Skydiver spun out of control and killed in Brazil

Moment skydiver jumped out of airplane in Brazil and spun out of control before fatally slamming into roof of family home

  • Andrius Jamaico was killed while skydiving in Boituva, a city in the southeastern Brazilian state of São Paulo, on July 19
  • A video filmed by skydiving instructor Paulo Mirkai, which shows Jamaico receiving instructions
  • Footage also shows him acknowledging he was aware of the location of the parachute breakaway handle 
  • He spun out of control and Mirkai was able to grab his leg before losing his grip 
  • The Boituva Civil Police is still investigating the cause of the accident but said Jamaico was unable to open the parachute correctly as he was falling

Newly released video shows a skydiver’s last moments before he was killed in an accident in southeastern Brazil.

Andrius Jamaico, 38, died after falling on the roof of a home in the São Paulo city of Boituva on July 19.

Footage obtained by Brazilian network TV Globo showed Jamaico receiving directions from a skydiving instructor, Paulo Mirkai, as the businessman was preparing to jump out of the airplane with other skydivers.

Jamaico jumped out of the aircraft with Mirkai holding on to his arm sleeve and leg and at one point confirmed with the instructor that he was aware of the location of the breakaway handle by touching the lever.
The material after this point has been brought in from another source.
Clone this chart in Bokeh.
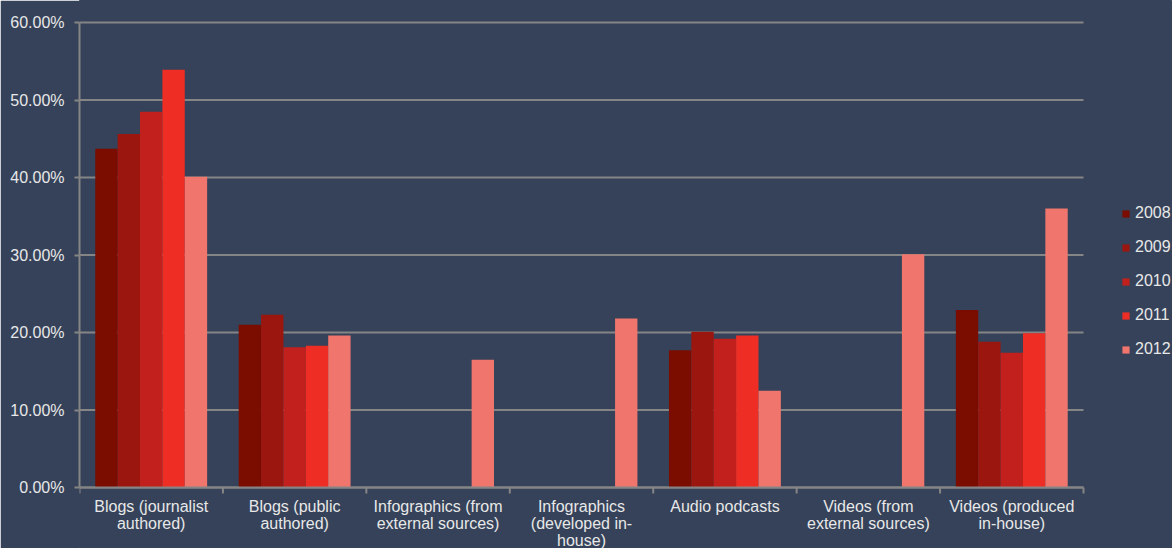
import numpy as np
from bokeh.plotting import figure
from bokeh.models import (ColumnDataSource, FixedTicker, Legend, LegendItem,
                          Range1d)
from bokeh.core.properties import value
from bokeh.transform import dodge
from bokeh.embed import file_html
from bokeh.resources import INLINE

categories = [
    "Blogs (journalist\nauthored)",
    "Blogs (public\nauthored)",
    "Infographics (from\nexternal sources)",
    "Infographics\n(developed in-\nhouse)",
    "Audio podcasts",
    "Videos (from\nexternal sources)",
    "Videos (produced\nin-house)",
]
years = ["2008", "2009", "2010", "2011", "2012"]
nan = float("nan")
v2008 = [43.7, 21.0, nan, nan, 17.7, nan, 22.9]
v2009 = [45.6, 22.3, nan, nan, 20.1, nan, 18.8]
v2010 = [48.5, 18.1, nan, nan, 19.2, nan, 17.4]
v2011 = [53.9, 18.3, nan, nan, 19.6, nan, 19.9]
v2012 = [40.1, 19.6, 16.5, 21.8, 12.5, 30.1, 36.0]
colors = ["#7A0C00", "#9C1610", "#C2201C", "#EE2D25", "#F0756D"]
yticks = [0, 10, 20, 30, 40, 50, 60]
ytick_labels = [f"{t:.2f}%" for t in yticks]

BG = "#354259"
GRID = "#858585"
TXT = "#E8E8E8"
FONT = "Liberation Sans"
FS = "16px"

ncat = len(categories)
xc = [i + 0.5 for i in range(ncat)]
bounds = list(range(ncat + 1))

# pixel geometry of the plot area inside the 1172x548 canvas
LEFT, RIGHT_EDGE, TOP_Y, ZERO_Y, H = 79, 1083, 22, 487, 548
px_per_x = (RIGHT_EDGE - LEFT) / ncat
px_per_y = (ZERO_Y - TOP_Y) / yticks[-1]
x_end = (1172 - LEFT) / px_per_x
y_start = -(H - ZERO_Y) / px_per_y
y_end = yticks[-1] + TOP_Y / px_per_y

source = ColumnDataSource(dict(x=xc, y2008=v2008, y2009=v2009, y2010=v2010,
                               y2011=v2011, y2012=v2012))

p = figure(width=1172, height=548, output_backend="svg",
           toolbar_location=None,
           x_range=Range1d(0, x_end), y_range=Range1d(y_start, y_end),
           min_border_left=LEFT, min_border_right=0, min_border_top=0,
           min_border_bottom=0)
p.background_fill_color = BG
p.border_fill_color = BG
p.outline_line_color = BG
p.outline_line_width = 1
p.grid.visible = False
p.xaxis.visible = False

# horizontal grid lines (0..60%) limited to the category span
p.segment(x0=0, x1=ncat, y0=yticks, y1=yticks, line_color=GRID, line_width=2)

bw = 0.156
items = []
for j, (yr, col) in enumerate(zip(years, colors)):
    r = p.vbar(x=dodge("x", (j - 2) * bw, range=p.x_range), top="y" + yr,
               width=bw, source=source, fill_color=col, line_color=None)
    items.append(LegendItem(label=yr, renderers=[r]))

# x axis line, boundary ticks and category labels
p.segment(x0=0, x1=ncat, y0=0, y1=0, line_color=GRID, line_width=2)
p.ray(x=bounds, y=[0] * len(bounds), length=6, length_units="screen",
      angle=-np.pi / 2, line_color=GRID, line_width=2)
p.text(x=xc, y=[0] * ncat, text=categories, y_offset=10,
       text_align="center", text_baseline="top",
       text_color=TXT, text_font=value(FONT), text_font_size=value(FS),
       text_line_height=1.0)

# y axis
yax = p.yaxis[0]
yax.ticker = FixedTicker(ticks=yticks)
yax.bounds = (yticks[0], yticks[-1])
yax.major_label_overrides = dict(zip(yticks, ytick_labels))
yax.axis_line_color = GRID
yax.axis_line_width = 2
yax.major_tick_line_color = GRID
yax.major_tick_line_width = 2
yax.major_tick_out = 5
yax.major_tick_in = 0
yax.minor_tick_line_color = None
yax.major_label_standoff = 10
yax.major_label_text_color = TXT
yax.major_label_text_font = FONT
yax.major_label_text_font_size = FS

legend = Legend(items=items, location=(1042, 189), orientation="vertical",
                background_fill_alpha=0, border_line_color=None,
                padding=0, margin=0, spacing=14, label_height=20,
                glyph_width=9, glyph_height=9, label_standoff=5,
                label_text_color=TXT, label_text_font=FONT,
                label_text_font_size=FS)
p.add_layout(legend, "center")

open("out.html", "w").write(file_html(p, INLINE))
Still image from a video that showed Andrius Jamaico skydiving moments before he appeared lose control before falling to top of a home where he was killed in São Paulo, Brazil, on July 19. Authorities are still investigating the cause of the accident, but the police chief for the city of Boituva said the 38-year-old unable to open the parachute correctly, thus provoking the deadly fall

Andrius Jamaico was only skydiving for the third time ever when he was killed after crashing on top of a home July 19 in São Paulo, Brazil

Andrius Jamaico fell approximately 6,500 feet from the sky and slammed into a residence’s zinc roof panel

The skydiving instructor, who was a camera mounted on top of his helmet, subsequently releases Jamaico, who appeared to be in control before he suddenly stared to spin around.

The instructor was able to grab Jamaico by the leg but lost his grip.

Jamaico, who was skydiving only for the third time, continued to spin as the instructor deployed his parachute with the ground landing spot quickly approaching.

He fell approximately 6,500 feet from the sky and slammed into the residence’s zinc roof panel before falling to the ground. He was declared dead at the scene.

“What I can say is that I did everything I could, even so the images don’t leave my head,” Mirkai said.

The Boituva Civil Police department is still investigating the accident and believe that Jamaico was unable to open the parachute correctly to avoid the deadly fall.

Skydiving outings over Boituva have been temporarily suspended. 

Andrius Jamaico receives instructions prior to jumping out of an airplane in São Paulo, Brazil

Skydiving instructor Paulo Mirkai holds on to Andrius Jamaico moments before he acknowledges that he is aware where the parachute’s breakaway handle is located

“From what we saw at the site, there was no full opening of the equipment, or even nothing opened, neither of the two canopies, neither the reserve, nor the main one,” police chief Emerson Martins told G1.

Marcelo Costa, president of Boituva Paratroopers Association, said Jamaico could have prevented the deadly accident if he had used the ‘five second rule’ which calls for a skydiver to immediately deploy the parachute if they sense a problem while diving.

“We believe that the student lost stability in free fall and, instead of triggering the parachute, he was fighting to try to regain stability,” Costa said. ‘The automatic triggering device worked, releasing the reserve parachute, however, in the opening process, because the parachutist was spinning, he ended up getting tangled up in his body and interrupting the opening process.”